Key Factors That Affect Rate of Return

  1. Initial Investment Amount: While RoR is a percentage, the absolute profit or loss is directly tied to the initial capital. A higher initial investment will result in larger dollar gains/losses, even with the same RoR.
  2. Investment Growth/Loss: The primary driver is the change in market value of the asset. Higher appreciation leads to higher RoR.
  3. Income Generated: Dividends, interest payments, or rental income contribute directly to the final value, boosting the overall RoR.
  4. Time Period: Longer holding periods allow for more time for compounding and potential growth (or loss). Annualized RoR helps standardize returns across different timeframes.
  5. Investment Risk: Higher-risk investments often have the potential for higher returns but also carry a greater risk of loss, leading to more volatile RoR.
  6. Market Conditions: Economic factors, industry trends, and company-specific news all influence asset prices and thus the Rate of Return.
  7. Fees and Costs: Transaction costs, management fees, and taxes reduce the net return to the investor, lowering the final RoR. Always account for these in your calculations for a true net RoR.

FAQ about Rate of Return Calculation

Q1: What is the difference between total RoR and annualized RoR?

A1: Total RoR shows the overall profit or loss as a percentage of the initial investment over the entire holding period. Annualized RoR shows the average yearly return, making it easier to compare investments with different durations.

Q2: Do I include fees in the initial investment or final value?

A2: Ideally, include all acquisition costs (like brokerage fees) in the 'Initial Investment'. Subtract any selling costs from the 'Final Value'. For a true net RoR, you might calculate it after all fees and taxes.

Q3: Can the Rate of Return be negative?

A3: Yes, absolutely. A negative RoR indicates that the investment lost value over the period.

Q4: How do I handle investments held for less than a year?

A4: You can still use the total RoR formula. For annualized RoR, express the time period as a fraction of a year (e.g., 6 months = 0.5 years). The formula will extrapolate the return to an annual equivalent.

Q5: What if I reinvested dividends or capital gains?

A5: If reinvested, the new shares or units acquired increase the 'Final Value'. Ensure your 'Final Value' reflects the total value including all reinvested distributions.

Q6: Is RoR the same as ROI (Return on Investment)?

A6: Often used interchangeably, RoR is typically for a specific investment's performance over time. ROI is a broader term that can apply to projects or entire businesses and sometimes uses slightly different calculations (e.g., focusing on net profit vs. initial cost).

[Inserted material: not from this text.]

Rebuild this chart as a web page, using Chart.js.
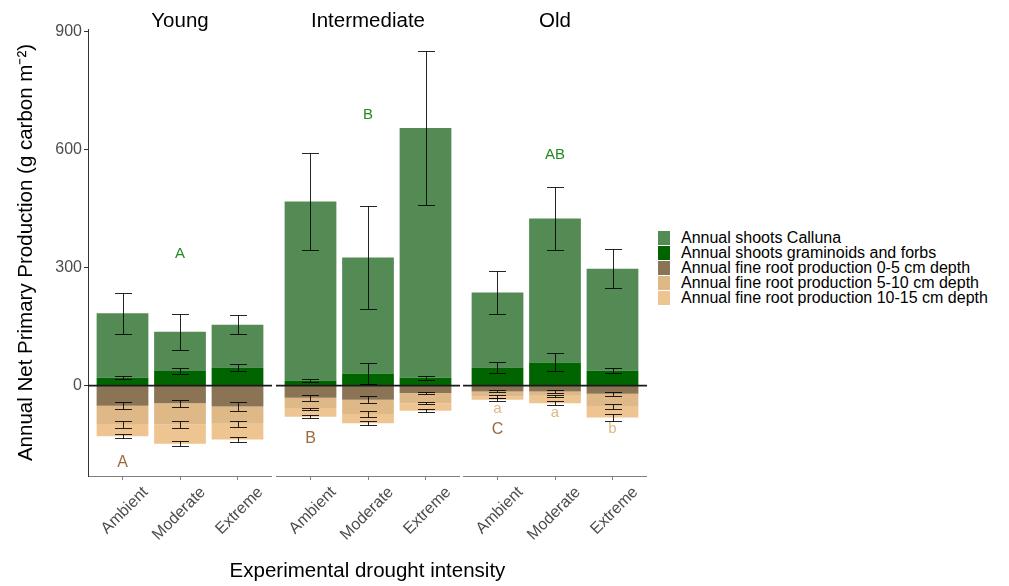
<!DOCTYPE html>
<html>
<head>
<meta charset="utf-8">
<script src="https://cdn.jsdelivr.net/npm/chart.js@4.4.1/dist/chart.umd.min.js"></script>
<style>
  body { margin: 0; background: #fff; font-family: 'Liberation Sans', Arial, sans-serif; }
  #wrap { position: relative; width: 1009px; height: 586px; overflow: hidden; }
  canvas { position: absolute; top: 0; }
  #legend { position: absolute; left: 658px; top: 230px; }
  .row { height: 15.2px; display: flex; align-items: center; font-size: 16px; white-space: nowrap; color: #000; }
  .key { width: 12px; height: 14px; margin-right: 11px; }
  #xtitle { position: absolute; left: 88px; width: 559px; top: 558px; line-height: 24px; font-size: 20.5px; text-align: center; color: #000; white-space: nowrap; }
</style>
</head>
<body>
<div id="wrap">
  <canvas id="c0" width="272" height="586" style="left:0"></canvas>
  <canvas id="c1" width="184" height="586" style="left:276px"></canvas>
  <canvas id="c2" width="184" height="586" style="left:463px"></canvas>
  <div id="xtitle">Experimental drought intensity</div>
  <div id="legend"></div>
</div>
<script>
const ages = ['Young', 'Intermediate', 'Old'];
const treatments = ['Ambient', 'Moderate', 'Extreme'];
const yTicks = [0, 300, 600, 900];

// order of every array: Young A, M, E | Intermediate A, M, E | Old A, M, E
const calluna      = [164, 100, 109, 455, 295, 635, 191, 366, 259];
const callunaSE    = [52, 46, 24, 124, 131, 196, 55, 80, 50];
const graminoids   = [20, 37, 46, 13, 31, 20, 46, 59, 38];
const graminoidsSE = [4.5, 8, 8.5, 4.5, 27.5, 5.5, 14.5, 23, 5.5];
const root0to5     = [-51, -45, -53, -31, -36, -19, -15, -15, -21];
const root0to5SE   = [9, 9, 11, 7, 9, 3, 2.5, 4.5, 5.5];
const root5to10    = [-47, -54, -44, -28, -36, -26, -13, -11, -33];
const root5to10SE  = [9, 8, 8, 3, 7, 3, 3.5, 3, 6];
const root10to15   = [-31, -49, -40, -20, -24, -19, -8, -19, -27];
const root10to15SE = [5, 6.5, 6, 4.5, 5.5, 3.5, 3.5, 5.5, 8];

// significance letters and the value where each one sits
const shootLetters = ['', 'A', '', '', 'B', '', '', 'AB', ''];
const shootLetterY = [null, 335, null, null, 688, null, null, 586, null];
const rootLetters  = ['A', '', '', 'B', '', '', 'C', '', ''];
const rootLetterY  = [-197, null, null, -135, null, null, -112, null, null];
const depthLetters = ['', '', '', '', '', '', 'a', 'a', 'b'];
const depthLetterY = [null, null, null, null, null, null, -59, -69, -110];

const FONT = "'Liberation Sans', Arial, sans-serif";

// stacking order (bottom up / zero outwards)
const series = [
  { name: 'Annual shoots graminoids and forbs', values: graminoids, se: graminoidsSE, color: '#006400' },
  { name: 'Annual shoots Calluna', values: calluna, se: callunaSE, color: '#548B54' },
  { name: 'Annual fine root production 0-5 cm depth', values: root0to5, se: root0to5SE, color: '#8B7355' },
  { name: 'Annual fine root production 5-10 cm depth', values: root5to10, se: root5to10SE, color: '#DEB887' },
  { name: 'Annual fine root production 10-15 cm depth', values: root10to15, se: root10to15SE, color: '#EEC591' }
];
const legendOrder = [1, 0, 2, 3, 4];

const facetPlugin = {
  id: 'facet',
  afterDatasetsDraw(chart, args, opts) {
    const { ctx, chartArea: a, scales: { x, y } } = chart;
    const k = opts.k;
    ctx.save();
    // zero line
    const y0 = y.getPixelForValue(0);
    ctx.strokeStyle = '#1a1a1a';
    ctx.lineWidth = 1.8;
    ctx.beginPath();
    ctx.moveTo(a.left, y0);
    ctx.lineTo(a.right, y0);
    ctx.stroke();

    // error bars at the end of every stacked segment
    ctx.strokeStyle = 'rgba(0,0,0,0.85)';
    ctx.lineWidth = 1;
    chart.data.datasets.forEach((ds, d) => {
      chart.getDatasetMeta(d).data.forEach((bar, i) => {
        const end = y.getValueForPixel(bar.y);
        const hi = Math.round(y.getPixelForValue(end + ds.se[i])) + 0.5;
        const lo = Math.round(y.getPixelForValue(end - ds.se[i])) + 0.5;
        const cx = Math.round(bar.x) + 0.5;
        const w = 8.5;
        ctx.beginPath();
        ctx.moveTo(cx, hi); ctx.lineTo(cx, lo);
        ctx.moveTo(cx - w, hi); ctx.lineTo(cx + w, hi);
        ctx.moveTo(cx - w, lo); ctx.lineTo(cx + w, lo);
        ctx.stroke();
      });
    });

    // letters
    const sets = [
      [shootLetters, shootLetterY, '#228B22', 15],
      [rootLetters, rootLetterY, '#9A6A3C', 16],
      [depthLetters, depthLetterY, '#DEB887', 15]
    ];
    ctx.textAlign = 'center';
    ctx.textBaseline = 'middle';
    sets.forEach(([txt, pos, col, size]) => {
      ctx.fillStyle = col;
      ctx.font = size + 'px ' + FONT;
      for (let i = 0; i < 3; i++) {
        const g = 3 * k + i;
        if (!txt[g]) continue;
        ctx.fillText(txt[g], x.getPixelForValue(i), y.getPixelForValue(pos[g]));
      }
    });
    ctx.restore();
  },
  afterDraw(chart, args, opts) {
    const { ctx, chartArea: a } = chart;
    ctx.save();
    ctx.fillStyle = '#000';
    ctx.font = '20.5px ' + FONT;
    ctx.textAlign = 'center';
    ctx.textBaseline = 'alphabetic';
    ctx.fillText(ages[opts.k], (a.left + a.right) / 2, 27);
    ctx.restore();
  }
};

function makeChart(id, k) {
  const idx = [3 * k, 3 * k + 1, 3 * k + 2];
  const first = k === 0;
  return new Chart(id, {
    type: 'bar',
    data: {
      datasets: series.map(s => ({
        label: s.name,
        data: idx.map((g, i) => ({ x: i, y: s.values[g] })),
        se: idx.map(g => s.se[g]),
        backgroundColor: s.color,
        borderWidth: 0,
        barPercentage: 0.9,
        categoryPercentage: 1
      }))
    },
    options: {
      responsive: false,
      animation: false,
      layout: { padding: { left: first ? 10 : 0, right: 0, top: 29, bottom: 0 } },
      plugins: {
        legend: { display: false },
        tooltip: { enabled: false },
        facet: { k: k }
      },
      scales: {
        x: {
          type: 'linear',
          offset: false,
          stacked: true,
          min: -0.6,
          max: 2.6,
          afterBuildTicks: s => { s.ticks = treatments.map((t, i) => ({ value: i })); },
          afterFit: s => { s.height = 110; s.paddingLeft = 0; s.paddingRight = 0; },
          ticks: {
            callback: v => treatments[v],
            minRotation: 45,
            maxRotation: 45,
            autoSkip: false,
            labelOffset: 23,
            padding: 3,
            color: '#4d4d4d',
            font: { family: FONT, size: 16 }
          },
          grid: { drawOnChartArea: false, offset: false, tickLength: 4, color: '#7f7f7f' },
          border: { color: '#7f7f7f', width: 1 }
        },
        y: {
          stacked: true,
          display: first,
          min: -230,
          max: 907,
          afterBuildTicks: s => { s.ticks = yTicks.map(v => ({ value: v })); },
          afterFit: s => { if (first) s.width = 78; s.paddingTop = 0; s.paddingBottom = 0; },
          ticks: { color: '#4d4d4d', padding: 2, font: { family: FONT, size: 16 } },
          grid: { drawOnChartArea: false, tickLength: 4, color: '#333' },
          border: { color: '#333', width: 1 },
          title: {
            display: true,
            text: 'Annual Net Primary Production (g carbon m\u207B\u00B2)',
            color: '#000',
            font: { family: FONT, size: 20.5 },
            padding: { top: 4, bottom: 0 }
          }
        }
      }
    },
    plugins: [facetPlugin]
  });
}

ages.forEach((a, k) => makeChart('c' + k, k));

const legend = document.getElementById('legend');
legendOrder.forEach(j => {
  const row = document.createElement('div');
  row.className = 'row';
  const key = document.createElement('span');
  key.className = 'key';
  key.style.background = series[j].color;
  row.appendChild(key);
  row.appendChild(document.createTextNode(series[j].name));
  legend.appendChild(row);
});
</script>
</body>
</html>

Q7: How accurate are online calculators?

A7: Online calculators like this one are generally accurate for standard RoR calculations. However, always double-check complex scenarios or ensure all relevant costs are factored into your inputs for the most precise results.

Q8: What is a "good" Rate of Return?

A8: A "good" RoR is subjective and depends on the investment type, risk tolerance, market conditions, and time frame. Historically, the stock market has averaged around 7-10% annualized return after inflation, but this varies significantly.